This study addresses the query-commit matching problem with action selection: in a bipartite graph, a decision maker sequentially probes edges under node patience constraints (i.e., maximum allowable queries per node), and at each step may choose an action that influences both the success probability and the associated reward; upon success, the edge is irrevocably added to the matching and yields its reward. This framework strictly generalizes classical stochastic matching problems such as sequential pricing. By integrating techniques from stochastic optimization and combinatorial algorithms, the authors design polynomial-time approximation algorithms for both single-sided and double-sided patience settings, achieving approximation ratios of approximately 0.63 and 0.58, respectively—substantially improving upon the prior best-known guarantees of 0.426 and 0.395 for sequential pricing.
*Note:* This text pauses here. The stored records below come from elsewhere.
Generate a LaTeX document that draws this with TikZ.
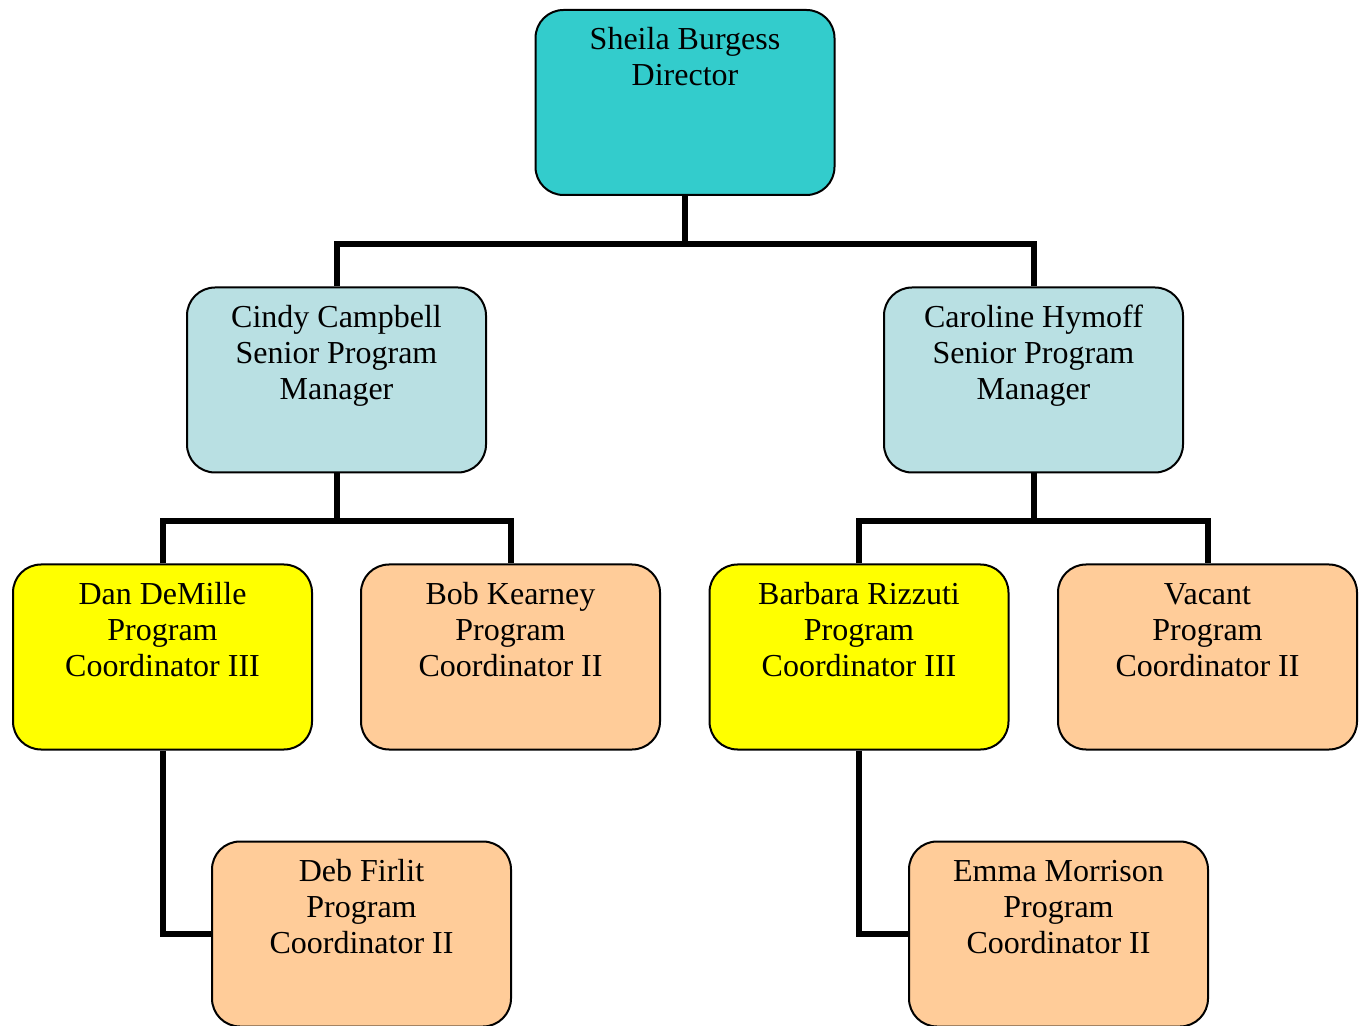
\documentclass[tikz,border=0pt]{standalone}
\usepackage{fontspec}
\setmainfont{Liberation Serif}
\definecolor{teal1}{HTML}{33CCCC}
\definecolor{aqua1}{HTML}{B9E0E3}
\definecolor{yel1}{HTML}{FFFF00}
\definecolor{peach1}{HTML}{FFCC99}
\tikzset{
  orgbox/.style={draw=black, line width=1pt, rounded corners=14pt, inner sep=0pt,
    font=\fontsize{16}{18}\selectfont},
  conn/.style={draw=black, line width=3pt}
}
\newcommand{\boxtext}[1]{\parbox[c][92.5pt][t]{149.5pt}{\centering\rule{0pt}{20pt}#1\par}}
\begin{document}
\begin{tikzpicture}[x=1pt,y=1pt]
\useasboundingbox (0,0) rectangle (680.5,-513);
% nodes
\node[orgbox, fill=teal1] (sb) at (342.5,-51.25) {\boxtext{Sheila Burgess\\Director}};
\node[orgbox, fill=aqua1] (cc) at (168.25,-190) {\boxtext{Cindy Campbell\\Senior Program\\Manager}};
\node[orgbox, fill=aqua1] (ch) at (516.75,-190) {\boxtext{Caroline Hymoff\\Senior Program\\Manager}};
\node[orgbox, fill=yel1] (dd) at (81.25,-328.5) {\boxtext{Dan DeMille\\Program\\Coordinator III}};
\node[orgbox, fill=peach1] (bk) at (255.25,-328.5) {\boxtext{Bob Kearney\\Program\\Coordinator II}};
\node[orgbox, fill=yel1] (br) at (429.5,-328.5) {\boxtext{Barbara Rizzuti\\Program\\Coordinator III}};
\node[orgbox, fill=peach1] (va) at (603.75,-328.5) {\boxtext{Vacant\\Program\\Coordinator II}};
\node[orgbox, fill=peach1] (df) at (180.75,-467) {\boxtext{Deb Firlit\\Program\\Coordinator II}};
\node[orgbox, fill=peach1] (em) at (529.25,-467) {\boxtext{Emma Morrison\\Program\\Coordinator II}};
% bus coordinates
\coordinate (bus1) at (342.5,-122);
\coordinate (bus2) at (168.25,-260.5);
\coordinate (bus3) at (516.75,-260.5);
% connectors
\draw[conn] (sb.south) -- (bus1);
\draw[conn] (cc.north) |- (bus1) -| (ch.north);
\draw[conn] (cc.south) -- (bus2);
\draw[conn] (dd.north) |- (bus2) -| (bk.north);
\draw[conn] (ch.south) -- (bus3);
\draw[conn] (br.north) |- (bus3) -| (va.north);
\draw[conn] (dd.south) |- (df.west);
\draw[conn] (br.south) |- (em.west);
\end{tikzpicture}
\end{document}
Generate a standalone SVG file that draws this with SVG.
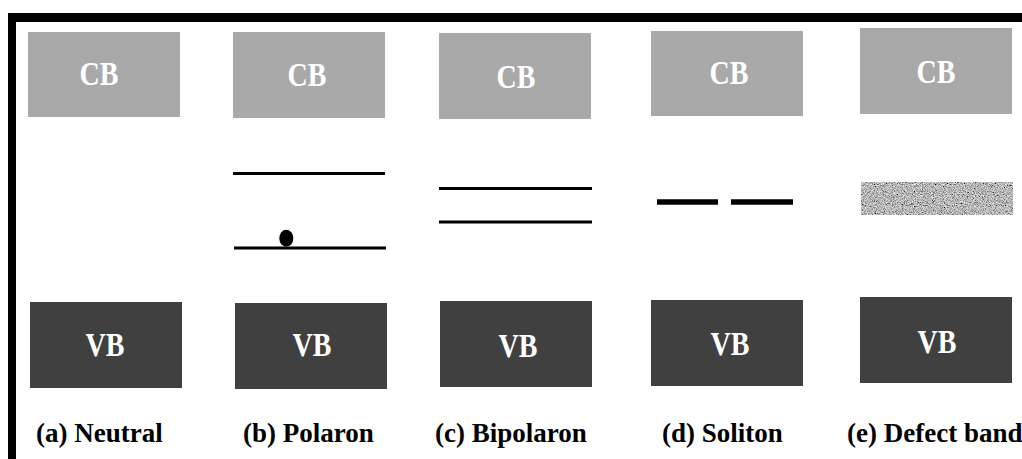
<svg xmlns="http://www.w3.org/2000/svg" width="1022" height="459" viewBox="0 0 1022 459">
<style>
.cb{fill:#a9a9a9}
.vb{fill:#404040}
.bt{font-family:"Liberation Serif","Times New Roman",serif;font-weight:bold;font-size:28px;fill:#ffffff;text-anchor:middle}
.lbl{font-family:"Liberation Serif","Times New Roman",serif;font-weight:bold;font-size:27px;fill:#000000}
.lv{stroke:#000000;stroke-width:3;fill:none}
.sol{stroke:#000000;stroke-width:5.5;fill:none}
</style>
<defs>
<filter id="noise" x="0" y="0" width="100%" height="100%">
<feTurbulence type="fractalNoise" baseFrequency="0.9" numOctaves="2" seed="7" result="t"/>
<feColorMatrix in="t" type="matrix" values="1.5 0 0 0 -0.28  1.5 0 0 0 -0.28  1.5 0 0 0 -0.28  0 0 0 0 1" result="g"/>
<feComposite in="g" in2="SourceGraphic" operator="in"/>
</filter>
</defs>
<rect width="1022" height="459" fill="#ffffff"/>
<g id="frame">
<rect x="8" y="13" width="1014" height="9" fill="#000000"/>
<rect x="8" y="13" width="8" height="446" fill="#000000"/>
</g>
<g id="cb-a"><rect class="cb" x="28" y="32" width="152" height="85"/><text class="bt" transform="translate(99,85) scale(1,1.18)">CB</text></g>
<g id="cb-b"><rect class="cb" x="233" y="32" width="152" height="86"/><text class="bt" transform="translate(307,86) scale(1,1.18)">CB</text></g>
<g id="cb-c"><rect class="cb" x="439" y="33" width="152" height="86"/><text class="bt" transform="translate(516,88) scale(1,1.18)">CB</text></g>
<g id="cb-d"><rect class="cb" x="651" y="31" width="152" height="85"/><text class="bt" transform="translate(729,84) scale(1,1.18)">CB</text></g>
<g id="cb-e"><rect class="cb" x="860" y="28" width="152" height="86"/><text class="bt" transform="translate(936,82.5) scale(1,1.18)">CB</text></g>
<g id="vb-a"><rect class="vb" x="30" y="302" width="152" height="86"/><text class="bt" transform="translate(105,356) scale(1,1.18)">VB</text></g>
<g id="vb-b"><rect class="vb" x="235" y="303" width="152" height="86"/><text class="bt" transform="translate(312,356) scale(1,1.18)">VB</text></g>
<g id="vb-c"><rect class="vb" x="440" y="301" width="152" height="86"/><text class="bt" transform="translate(518,356.5) scale(1,1.18)">VB</text></g>
<g id="vb-d"><rect class="vb" x="651" y="300" width="152" height="86"/><text class="bt" transform="translate(730,355) scale(1,1.18)">VB</text></g>
<g id="vb-e"><rect class="vb" x="860" y="297" width="152" height="86"/><text class="bt" transform="translate(937,352.5) scale(1,1.18)">VB</text></g>
<g id="levels-b">
<line class="lv" x1="233" y1="173.5" x2="385" y2="173.5"/>
<line class="lv" x1="234" y1="248" x2="386" y2="248"/>
<ellipse cx="286.3" cy="238.3" rx="7" ry="8.5" fill="#000000"/>
</g>
<g id="levels-c">
<line class="lv" x1="439" y1="188.5" x2="592" y2="188.5"/>
<line class="lv" x1="439" y1="222" x2="592" y2="222"/>
</g>
<g id="levels-d">
<line class="sol" x1="657" y1="202" x2="718" y2="202"/>
<line class="sol" x1="731" y1="202" x2="793" y2="202"/>
</g>
<g id="levels-e">
<rect x="861" y="182" width="152" height="33" fill="#aaaaaa" filter="url(#noise)"/>
</g>
<g id="labels">
<text class="lbl" x="36" y="442">(a) Neutral</text>
<text class="lbl" x="243" y="442">(b) Polaron</text>
<text class="lbl" x="435" y="442">(c) Bipolaron</text>
<text class="lbl" x="662" y="442">(d) Soliton</text>
<text class="lbl" x="847" y="442">(e) Defect band</text>
</g>
</svg>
Matching problems under uncertainty arise in applications such as kidney exchange, hiring, and online marketplaces. A decision-maker must sequentially explore potential matches under local exploration constraints, while committing irrevocably to successful matches as they are revealed. The query-commit matching problem captures these challenges by modeling edges that succeed independently with known probabilities and must be accepted upon success, subject to vertex patience (time-out) constraints limiting the number of incident queries. In this work, we introduce the action-reward query-commit matching problem, a strict generalization of query-commit matching in which each query selects an action from a known action space, determining both the success probability and the reward of the queried edge. If an edge is queried using a chosen action and succeeds, it is irrevocably added to the matching, and the corresponding reward is obtained; otherwise, the edge is permanently discarded. We study the design of approximation algorithms for this problem on bipartite graphs. This model captures a broad class of stochastic matching problems, including the sequential pricing problem introduced by Pollner, Roghani, Saberi, and Wajc (EC~2022). On the positive side, Pollner et al. designed a polynomial-time approximation algorithm achieving a ratio of $0.426$ in the one-sided patience setting, which degrades to $0.395$ when both sides have bounded patience. In this work, we design computationally efficient algorithms for the action-reward query-commit in one-sided and two-sided patience settings, achieving approximation ratios of $1-1/e \approx 0.63$ and $\frac{1}{27}\!\left(19-67/e^3\right) \approx 0.58$ respectively. These results improve the state of the art for the sequential pricing problem, surpassing the previous guarantees of $0.426$ and $0.395$.